Only a number is wanted here: the number of lines of the data that include "seaborn".

# # # # # # #

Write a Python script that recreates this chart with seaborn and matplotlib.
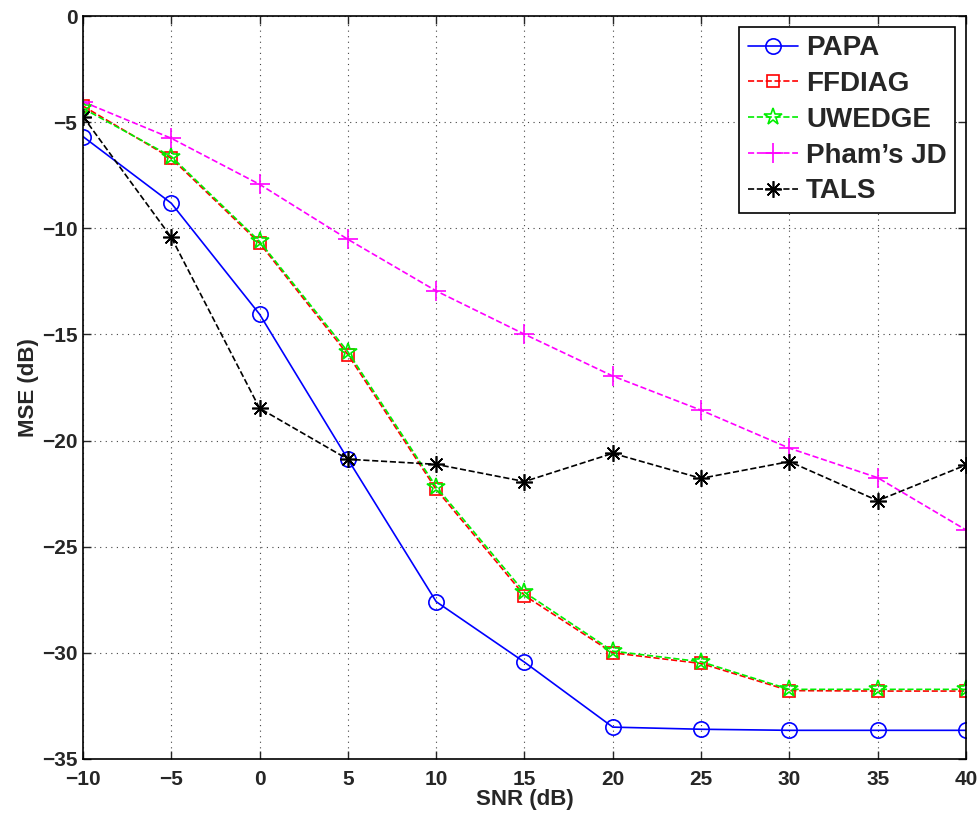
import numpy as np
import pandas as pd
import matplotlib
matplotlib.use("Agg")
import matplotlib.pyplot as plt
import seaborn as sns

# SNR values (dB)
snr = [-10, -5, 0, 5, 10, 15, 20, 25, 30, 35, 40]

# MSE (dB) for each algorithm
papa = [-5.68, -8.82, -14.05, -20.88, -27.59, -30.44, -33.5, -33.6, -33.65, -33.65, -33.65]
ffdiag = [-4.24, -6.7, -10.7, -15.95, -22.3, -27.3, -30.0, -30.5, -31.78, -31.8, -31.8]
uwedge = [-4.35, -6.62, -10.62, -15.82, -22.18, -27.15, -29.92, -30.42, -31.72, -31.72, -31.72]
pham = [-4.04, -5.76, -7.93, -10.52, -12.95, -14.99, -16.96, -18.57, -20.36, -21.75, -24.21]
tals = [-4.74, -10.43, -18.48, -20.88, -21.12, -21.93, -20.6, -21.78, -20.99, -22.83, -21.15]

sns.set_style("ticks")
plt.rcParams['font.family'] = ['Liberation Sans', 'DejaVu Sans']
plt.rcParams['font.weight'] = 'bold'

fig = plt.figure(figsize=(9.79, 8.14), dpi=100)
ax = fig.add_axes([0.0848, 0.0676, 0.9019, 0.9127])

# Plot each method (MATLAB-like open markers)
sns.lineplot(x=snr, y=papa, ax=ax, color='#0000ff', linestyle='-', marker='o',
             markersize=11, markerfacecolor='none', markeredgecolor='#0000ff',
             markeredgewidth=1.2, linewidth=1.2, label='PAPA')
sns.lineplot(x=snr, y=ffdiag, ax=ax, color='#ff0000', linestyle='--', marker='s',
             markersize=9, markerfacecolor='none', markeredgecolor='#ff0000',
             markeredgewidth=1.2, linewidth=1.2, label='FFDIAG')
sns.lineplot(x=snr, y=uwedge, ax=ax, color='#00ee00', linestyle='--', marker='*',
             markersize=13, markerfacecolor='none', markeredgecolor='#00ee00',
             markeredgewidth=1.2, linewidth=1.2, label='UWEDGE')
sns.lineplot(x=snr, y=pham, ax=ax, color='#ff00ff', linestyle='--', marker='+',
             markersize=14, markeredgecolor='#ff00ff',
             markeredgewidth=1.2, linewidth=1.2, label="Pham\u2019s JD")
sns.lineplot(x=snr, y=tals, ax=ax, color='black', linestyle='--', marker=(8, 2, 0),
             markersize=12, markeredgecolor='black',
             markeredgewidth=1.2, linewidth=1.2, label='TALS')

ax.set_xlim(-10, 40)
ax.set_ylim(-35, 0)
ax.set_xticks(np.arange(-10, 41, 5))
ax.set_yticks(np.arange(-35, 1, 5))
ax.grid(True, linestyle=(0, (1, 4)), color='#444444', linewidth=0.8)
ax.tick_params(direction='in', length=6, width=1, labelsize=15, top=True, right=True)
ax.tick_params(axis='x', pad=8)
ax.tick_params(axis='y', pad=4)
for lbl in ax.get_xticklabels() + ax.get_yticklabels():
    lbl.set_fontweight('bold')
for s in ax.spines.values():
    s.set_linewidth(1.2)
    s.set_color('black')

ax.set_xlabel('SNR (dB)', fontsize=16, fontweight='bold', labelpad=0)
ax.set_ylabel('MSE (dB)', fontsize=16, fontweight='bold', labelpad=2)

leg = ax.legend(loc='upper right', fontsize=20, frameon=True, fancybox=False,
                handlelength=1.8, handletextpad=0.3, borderpad=0.3,
                labelspacing=0.35, borderaxespad=0.4)
leg.get_frame().set_edgecolor('black')
leg.get_frame().set_linewidth(1.2)
leg.get_frame().set_alpha(1)
for t in leg.get_texts():
    t.set_fontweight('bold')

fig.savefig('out.png', dpi=100)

# # # # # # #

> [Reply]:
2